Like every other system that streams imagery from a host PC to a smartphone for VR (e.g. TriniusVR), it's going to be a pretty abysmal experience for one reason above all others: latency.
What could be considered a 'critical number' for VR is a "20ms motion-photons latency", or that the time between your head moving, and the image on the screen being updated to have the correct view for that new position is 20ms.
Within that 20ms, you must sample your tracking system, perform all game engine computations (e.g. loading and playing back audio, character animations, physics, netcode, etc), then render the image, then warp the image, then scanout that image to the display, then have the display readout that to the pixels, and finally those pixels start emitting photons and you stop the clock. Another way to think of it is you have a 20ms 'budget' available. You can spend this budget on rendering, or on moving the rendered image around.
The problem comes in that WiFi has both an extremely unreliable link latency, and the minimum latency is pretty huge. In many cases the link latency will be above 20ms and the system is totally nonviable from the start. But even if the latency is within 20ms,
every ms you waste on link latency is a ms you lose for actual useful rendering tasks. For example, if you have an WiFi network in a Faraday cage (no external interference) with no clients other than the smartphone and PC (no network conflicts), you
might be able to get under 20ms reliable. But even if you could hit 15ms, that means you have spent 15ms of your 20ms budget on transmission latency, and have left a mere 5ms for the host PC to complete all rendering tasks. Or to put it another way: to get the same level of functional performance, you need a PC
4 times as powerful. Even an extremely good 10ms transmission time would still need a PC to double in performance to deliver the same image.
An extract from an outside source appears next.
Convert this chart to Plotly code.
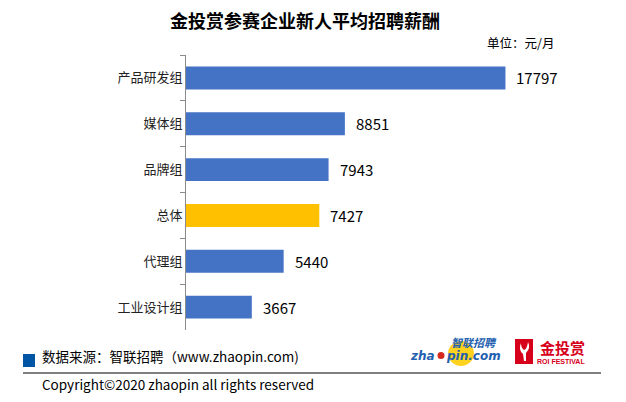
import plotly.graph_objects as go

categories = ["产品研发组", "媒体组", "品牌组", "总体", "代理组", "工业设计组"]
values = [17797, 8851, 7943, 7427, 5440, 3667]
bar_colors = ["#4472C4", "#4472C4", "#4472C4", "#FFC000", "#4472C4", "#4472C4"]

title_text = "<b>金投赏参赛企业新人平均招聘薪酬</b>"
unit_text = "单位：元/月"
source_text = "数据来源：智联招聘（www.zhaopin.com)"
copyright_text = "Copyright©2020 zhaopin all rights reserved"

W, H = 626, 402
L, R, T, B = 186, 545, 55, 330
FONT = "Noto Sans CJK SC, Microsoft YaHei, sans-serif"


def px(x):
    return (x - L) / (R - L)


def py(y):
    return (B - y) / (B - T)


fig = go.Figure()
fig.add_trace(go.Bar(
    x=values, y=categories, orientation="h",
    marker=dict(color=bar_colors, line=dict(width=0)),
    hoverinfo="skip",
))

annotations = []
for c, v in zip(categories, values):
    annotations.append(dict(x=v, y=c, xref="x", yref="y", text=str(v),
                            showarrow=False, xanchor="left", xshift=9,
                            font=dict(size=15, color="#000000", family=FONT)))

annotations += [
    dict(x=px(305), y=py(20), xref="paper", yref="paper", text=title_text,
         showarrow=False, xanchor="center", yanchor="middle",
         font=dict(size=18, color="#000000", family=FONT)),
    dict(x=px(485), y=py(43), xref="paper", yref="paper", text=unit_text,
         showarrow=False, xanchor="left", yanchor="middle",
         font=dict(size=12.5, color="#000000", family=FONT)),
    dict(x=px(40), y=py(356), xref="paper", yref="paper", text=source_text,
         showarrow=False, xanchor="left", yanchor="middle",
         font=dict(size=13.5, color="#000000", family=FONT)),
    dict(x=px(40), y=py(384), xref="paper", yref="paper", text=copyright_text,
         showarrow=False, xanchor="left", yanchor="middle",
         font=dict(size=13.5, color="#000000", family=FONT)),
    dict(x=px(474), y=py(342), xref="paper", yref="paper", text="<i><b>智联招聘</b></i>",
         showarrow=False, xanchor="center", yanchor="middle",
         font=dict(size=11, color="#2360B0", family=FONT)),
    dict(x=px(437), y=py(356), xref="paper", yref="paper", text="<i><b>zha</b></i>",
         showarrow=False, xanchor="right", yanchor="middle",
         font=dict(size=12, color="#2360B0", family="DejaVu Sans, sans-serif")),
    dict(x=px(444), y=py(356), xref="paper", yref="paper", text="<i><b>pin.com</b></i>",
         showarrow=False, xanchor="left", yanchor="middle",
         font=dict(size=12, color="#2360B0", family="DejaVu Sans, sans-serif")),
    dict(x=px(562), y=py(347), xref="paper", yref="paper", text="<b>金投赏</b>",
         showarrow=False, xanchor="center", yanchor="middle",
         font=dict(size=15, color="#D7001A", family=FONT)),
    dict(x=px(561), y=py(361), xref="paper", yref="paper", text="<b>ROI FESTIVAL</b>",
         showarrow=False, xanchor="center", yanchor="middle",
         font=dict(size=7, color="#D7001A", family="Liberation Sans Narrow, Liberation Sans, sans-serif")),
]

shapes = [
    dict(type="rect", xref="paper", yref="paper", x0=px(23), x1=px(35), y0=py(354), y1=py(367),
         fillcolor="#0055A5", line=dict(width=0), layer="above"),
    dict(type="line", xref="paper", yref="paper", x0=px(23), x1=px(601), y0=py(373), y1=py(373),
         line=dict(color="#000000", width=1)),
    dict(type="circle", xref="paper", yref="paper", x0=px(448), x1=px(474), y0=py(341), y1=py(366),
         fillcolor="#FFD21F", line=dict(width=0), layer="below"),
    dict(type="circle", xref="paper", yref="paper", x0=px(437.5), x1=px(444.5), y0=py(352), y1=py(359),
         fillcolor="#D42B1E", line=dict(width=0), layer="above"),
    dict(type="rect", xref="paper", yref="paper", x0=px(515), x1=px(533), y0=py(339), y1=py(364),
         fillcolor="#D7001A", line=dict(width=0), layer="above"),
    dict(type="path", xref="paper", yref="paper",
         path=f"M {px(521)} {py(343)} Q {px(518)} {py(350)} {px(523)} {py(354)} L {px(524)} {py(361)} L {px(526)} {py(361)} L {px(526)} {py(353)} Q {px(531)} {py(348)} {px(528)} {py(342)} Q {px(527)} {py(349)} {px(524)} {py(350)} Q {px(521)} {py(348)} {px(521)} {py(343)} Z",
         fillcolor="#FFFFFF", line=dict(width=0), layer="above"),
]

fig.update_layout(
    width=W, height=H,
    margin=dict(l=L, r=W - R, t=T, b=H - B, pad=0),
    paper_bgcolor="#FFFFFF", plot_bgcolor="#FFFFFF",
    bargap=0.5,
    showlegend=False,
    font=dict(family=FONT, color="#000000"),
    xaxis=dict(range=[0, 20000], visible=False, fixedrange=True),
    yaxis=dict(autorange="reversed", showline=True, linecolor="#8C8C8C", linewidth=1,
               ticks="outside", ticklen=5, tickcolor="#8C8C8C", tickwidth=1,
               tickson="boundaries", showgrid=False, zeroline=False,
               tickfont=dict(size=13, color="#222222", family=FONT), fixedrange=True),
    annotations=annotations,
    shapes=shapes,
)

fig.write_html("out.html", config={"displayModeBar": False},
               post_script="document.body.style.margin='0px';document.body.style.overflow='hidden';")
But that's not even the whole story. No WiFi link has sufficient bandwidth to carry uncompressed video for VR (even if your smartphone only handles 1920x1080x60FPS that's 3 gigabit/s for uncompressed 8bpp video). So you need to slap two extra stages on the end of the rendering pipeline: video compression on the Pc end, and video decompression on the smartphone end. Neither are really optimised for latency, so you have two extra chunks of wasted time taken out of your 20ms budget, on top of the transmission latency itself. As well as a loss in quality, with VR already starving for every pixel you can get.
This is also a problem with any RF video transmission protocol available for consumers, which is why I'm extremely sceptical of the current crop of 'wireless VR' devices (e.g. the TPCast) that repackage the old SiBeam WirelessHD modules that were designed for remote AV receivers.
tl;dr: I wouldn't touch it, let alone spend money on it. You're fundamentally limited to it being a bad VR experience, and bad VR just isn't worth trying.